→ Problem description: Restate the whole of the material. Keep every word, and drop the pictures.

→ Exercise data:
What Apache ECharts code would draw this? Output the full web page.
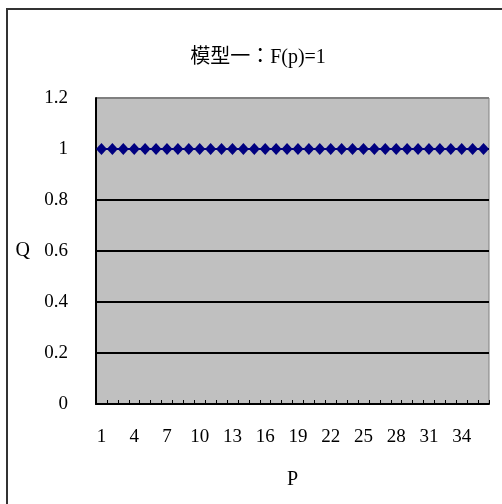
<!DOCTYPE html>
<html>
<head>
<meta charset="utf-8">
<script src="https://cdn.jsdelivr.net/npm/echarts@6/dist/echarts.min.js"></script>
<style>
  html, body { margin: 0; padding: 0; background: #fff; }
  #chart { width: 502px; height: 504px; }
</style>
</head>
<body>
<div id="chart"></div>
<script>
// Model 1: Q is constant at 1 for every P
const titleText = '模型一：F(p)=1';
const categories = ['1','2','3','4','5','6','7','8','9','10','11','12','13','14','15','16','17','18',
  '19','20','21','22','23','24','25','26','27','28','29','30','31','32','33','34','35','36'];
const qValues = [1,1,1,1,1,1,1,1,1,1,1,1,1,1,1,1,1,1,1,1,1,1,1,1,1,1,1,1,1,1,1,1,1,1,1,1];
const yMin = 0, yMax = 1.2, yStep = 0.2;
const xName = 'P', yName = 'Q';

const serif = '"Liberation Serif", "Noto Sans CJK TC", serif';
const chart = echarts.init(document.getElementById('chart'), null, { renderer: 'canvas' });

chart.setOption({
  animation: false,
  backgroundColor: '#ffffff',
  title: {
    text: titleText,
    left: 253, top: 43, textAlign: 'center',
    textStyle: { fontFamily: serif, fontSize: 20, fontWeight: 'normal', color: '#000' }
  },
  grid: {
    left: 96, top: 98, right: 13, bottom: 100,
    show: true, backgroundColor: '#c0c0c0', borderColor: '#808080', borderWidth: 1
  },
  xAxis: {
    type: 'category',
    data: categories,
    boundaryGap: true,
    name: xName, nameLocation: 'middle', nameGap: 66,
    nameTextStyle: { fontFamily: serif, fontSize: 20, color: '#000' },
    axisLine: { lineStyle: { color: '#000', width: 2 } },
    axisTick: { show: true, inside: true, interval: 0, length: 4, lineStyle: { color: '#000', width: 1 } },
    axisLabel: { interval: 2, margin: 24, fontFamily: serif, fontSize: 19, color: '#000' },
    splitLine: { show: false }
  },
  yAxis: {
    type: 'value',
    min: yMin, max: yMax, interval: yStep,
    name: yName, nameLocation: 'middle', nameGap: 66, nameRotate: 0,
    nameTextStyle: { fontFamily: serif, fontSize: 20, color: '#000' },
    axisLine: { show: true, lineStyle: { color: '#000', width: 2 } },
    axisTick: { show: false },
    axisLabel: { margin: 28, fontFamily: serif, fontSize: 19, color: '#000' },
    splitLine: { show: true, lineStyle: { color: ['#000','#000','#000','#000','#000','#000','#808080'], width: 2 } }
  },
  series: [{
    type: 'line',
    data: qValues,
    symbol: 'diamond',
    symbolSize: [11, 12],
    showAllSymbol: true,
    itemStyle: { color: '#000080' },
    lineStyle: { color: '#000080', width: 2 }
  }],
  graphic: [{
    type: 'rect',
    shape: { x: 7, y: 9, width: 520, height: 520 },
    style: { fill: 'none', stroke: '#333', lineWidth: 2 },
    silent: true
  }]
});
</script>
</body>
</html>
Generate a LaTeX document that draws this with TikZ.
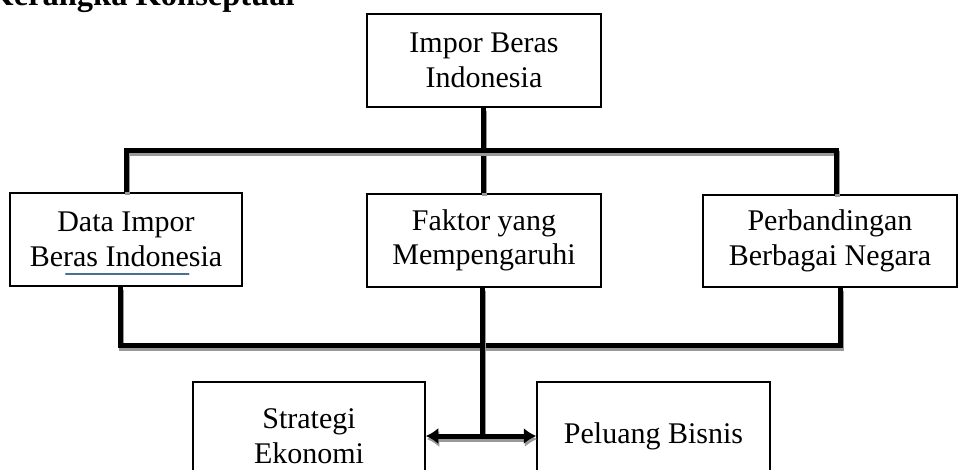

→ Solution to this problem:
What Apache ECharts code would draw this? Output the full web page.
<!DOCTYPE html>
<html>
<head>
<meta charset="utf-8">
<script src="https://cdn.jsdelivr.net/npm/echarts@6/dist/echarts.min.js"></script>
<style>
  html, body { margin: 0; padding: 0; background: #fff; }
  #chart { width: 502px; height: 504px; }
</style>
</head>
<body>
<div id="chart"></div>
<script>
// Model 1: Q is constant at 1 for every P
const titleText = '模型一：F(p)=1';
const categories = ['1','2','3','4','5','6','7','8','9','10','11','12','13','14','15','16','17','18',
  '19','20','21','22','23','24','25','26','27','28','29','30','31','32','33','34','35','36'];
const qValues = [1,1,1,1,1,1,1,1,1,1,1,1,1,1,1,1,1,1,1,1,1,1,1,1,1,1,1,1,1,1,1,1,1,1,1,1];
const yMin = 0, yMax = 1.2, yStep = 0.2;
const xName = 'P', yName = 'Q';

const serif = '"Liberation Serif", "Noto Sans CJK TC", serif';
const chart = echarts.init(document.getElementById('chart'), null, { renderer: 'canvas' });

chart.setOption({
  animation: false,
  backgroundColor: '#ffffff',
  title: {
    text: titleText,
    left: 253, top: 43, textAlign: 'center',
    textStyle: { fontFamily: serif, fontSize: 20, fontWeight: 'normal', color: '#000' }
  },
  grid: {
    left: 96, top: 98, right: 13, bottom: 100,
    show: true, backgroundColor: '#c0c0c0', borderColor: '#808080', borderWidth: 1
  },
  xAxis: {
    type: 'category',
    data: categories,
    boundaryGap: true,
    name: xName, nameLocation: 'middle', nameGap: 66,
    nameTextStyle: { fontFamily: serif, fontSize: 20, color: '#000' },
    axisLine: { lineStyle: { color: '#000', width: 2 } },
    axisTick: { show: true, inside: true, interval: 0, length: 4, lineStyle: { color: '#000', width: 1 } },
    axisLabel: { interval: 2, margin: 24, fontFamily: serif, fontSize: 19, color: '#000' },
    splitLine: { show: false }
  },
  yAxis: {
    type: 'value',
    min: yMin, max: yMax, interval: yStep,
    name: yName, nameLocation: 'middle', nameGap: 66, nameRotate: 0,
    nameTextStyle: { fontFamily: serif, fontSize: 20, color: '#000' },
    axisLine: { show: true, lineStyle: { color: '#000', width: 2 } },
    axisTick: { show: false },
    axisLabel: { margin: 28, fontFamily: serif, fontSize: 19, color: '#000' },
    splitLine: { show: true, lineStyle: { color: ['#000','#000','#000','#000','#000','#000','#808080'], width: 2 } }
  },
  series: [{
    type: 'line',
    data: qValues,
    symbol: 'diamond',
    symbolSize: [11, 12],
    showAllSymbol: true,
    itemStyle: { color: '#000080' },
    lineStyle: { color: '#000080', width: 2 }
  }],
  graphic: [{
    type: 'rect',
    shape: { x: 7, y: 9, width: 520, height: 520 },
    style: { fill: 'none', stroke: '#333', lineWidth: 2 },
    silent: true
  }]
});
</script>
</body>
</html>
Generate a LaTeX document that draws this with TikZ.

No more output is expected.